**RECORD LIST:**

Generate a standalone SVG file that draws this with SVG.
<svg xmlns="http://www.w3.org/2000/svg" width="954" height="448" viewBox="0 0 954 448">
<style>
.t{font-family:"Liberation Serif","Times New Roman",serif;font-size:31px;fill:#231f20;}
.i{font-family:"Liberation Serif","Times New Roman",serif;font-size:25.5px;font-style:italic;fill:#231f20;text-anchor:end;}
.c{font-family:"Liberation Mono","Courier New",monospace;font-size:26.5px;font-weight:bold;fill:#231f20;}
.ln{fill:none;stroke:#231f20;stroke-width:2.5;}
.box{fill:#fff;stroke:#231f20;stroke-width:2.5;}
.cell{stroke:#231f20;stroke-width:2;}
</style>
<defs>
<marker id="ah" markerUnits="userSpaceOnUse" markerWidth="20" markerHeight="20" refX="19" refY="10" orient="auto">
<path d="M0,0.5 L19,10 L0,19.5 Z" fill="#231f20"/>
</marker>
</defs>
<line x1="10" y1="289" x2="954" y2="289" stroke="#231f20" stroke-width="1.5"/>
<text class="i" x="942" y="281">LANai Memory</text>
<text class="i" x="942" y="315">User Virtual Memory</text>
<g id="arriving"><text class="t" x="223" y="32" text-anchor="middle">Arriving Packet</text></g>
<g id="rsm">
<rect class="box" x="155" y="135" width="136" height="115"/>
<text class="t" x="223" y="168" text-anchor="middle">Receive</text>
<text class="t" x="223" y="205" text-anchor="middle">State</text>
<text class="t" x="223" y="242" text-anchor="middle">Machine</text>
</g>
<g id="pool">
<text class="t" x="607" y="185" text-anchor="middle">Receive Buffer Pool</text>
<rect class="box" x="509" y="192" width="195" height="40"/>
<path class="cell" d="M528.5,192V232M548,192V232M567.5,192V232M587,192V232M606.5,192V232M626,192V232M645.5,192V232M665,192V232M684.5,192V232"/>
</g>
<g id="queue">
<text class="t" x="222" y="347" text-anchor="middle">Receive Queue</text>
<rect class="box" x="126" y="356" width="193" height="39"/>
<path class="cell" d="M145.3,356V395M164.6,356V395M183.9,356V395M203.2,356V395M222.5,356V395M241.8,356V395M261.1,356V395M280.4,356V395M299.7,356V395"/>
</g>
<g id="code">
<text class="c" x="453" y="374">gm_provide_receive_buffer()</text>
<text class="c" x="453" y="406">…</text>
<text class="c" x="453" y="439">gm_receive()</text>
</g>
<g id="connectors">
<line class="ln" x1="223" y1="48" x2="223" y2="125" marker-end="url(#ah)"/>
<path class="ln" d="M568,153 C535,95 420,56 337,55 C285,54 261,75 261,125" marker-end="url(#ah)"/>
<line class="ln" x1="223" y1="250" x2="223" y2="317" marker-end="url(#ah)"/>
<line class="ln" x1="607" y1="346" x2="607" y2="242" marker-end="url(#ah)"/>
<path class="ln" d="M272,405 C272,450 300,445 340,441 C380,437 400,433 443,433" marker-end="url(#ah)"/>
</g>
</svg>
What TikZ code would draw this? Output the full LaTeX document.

**WHAT NEEDS TO BE DONE:**
Take the entries above and transcribe them in full.

**SOLUTION FOR THIS EXERCISE:**
Generate a standalone SVG file that draws this with SVG.
<svg xmlns="http://www.w3.org/2000/svg" width="954" height="448" viewBox="0 0 954 448">
<style>
.t{font-family:"Liberation Serif","Times New Roman",serif;font-size:31px;fill:#231f20;}
.i{font-family:"Liberation Serif","Times New Roman",serif;font-size:25.5px;font-style:italic;fill:#231f20;text-anchor:end;}
.c{font-family:"Liberation Mono","Courier New",monospace;font-size:26.5px;font-weight:bold;fill:#231f20;}
.ln{fill:none;stroke:#231f20;stroke-width:2.5;}
.box{fill:#fff;stroke:#231f20;stroke-width:2.5;}
.cell{stroke:#231f20;stroke-width:2;}
</style>
<defs>
<marker id="ah" markerUnits="userSpaceOnUse" markerWidth="20" markerHeight="20" refX="19" refY="10" orient="auto">
<path d="M0,0.5 L19,10 L0,19.5 Z" fill="#231f20"/>
</marker>
</defs>
<line x1="10" y1="289" x2="954" y2="289" stroke="#231f20" stroke-width="1.5"/>
<text class="i" x="942" y="281">LANai Memory</text>
<text class="i" x="942" y="315">User Virtual Memory</text>
<g id="arriving"><text class="t" x="223" y="32" text-anchor="middle">Arriving Packet</text></g>
<g id="rsm">
<rect class="box" x="155" y="135" width="136" height="115"/>
<text class="t" x="223" y="168" text-anchor="middle">Receive</text>
<text class="t" x="223" y="205" text-anchor="middle">State</text>
<text class="t" x="223" y="242" text-anchor="middle">Machine</text>
</g>
<g id="pool">
<text class="t" x="607" y="185" text-anchor="middle">Receive Buffer Pool</text>
<rect class="box" x="509" y="192" width="195" height="40"/>
<path class="cell" d="M528.5,192V232M548,192V232M567.5,192V232M587,192V232M606.5,192V232M626,192V232M645.5,192V232M665,192V232M684.5,192V232"/>
</g>
<g id="queue">
<text class="t" x="222" y="347" text-anchor="middle">Receive Queue</text>
<rect class="box" x="126" y="356" width="193" height="39"/>
<path class="cell" d="M145.3,356V395M164.6,356V395M183.9,356V395M203.2,356V395M222.5,356V395M241.8,356V395M261.1,356V395M280.4,356V395M299.7,356V395"/>
</g>
<g id="code">
<text class="c" x="453" y="374">gm_provide_receive_buffer()</text>
<text class="c" x="453" y="406">…</text>
<text class="c" x="453" y="439">gm_receive()</text>
</g>
<g id="connectors">
<line class="ln" x1="223" y1="48" x2="223" y2="125" marker-end="url(#ah)"/>
<path class="ln" d="M568,153 C535,95 420,56 337,55 C285,54 261,75 261,125" marker-end="url(#ah)"/>
<line class="ln" x1="223" y1="250" x2="223" y2="317" marker-end="url(#ah)"/>
<line class="ln" x1="607" y1="346" x2="607" y2="242" marker-end="url(#ah)"/>
<path class="ln" d="M272,405 C272,450 300,445 340,441 C380,437 400,433 443,433" marker-end="url(#ah)"/>
</g>
</svg>
What TikZ code would draw this? Output the full LaTeX document.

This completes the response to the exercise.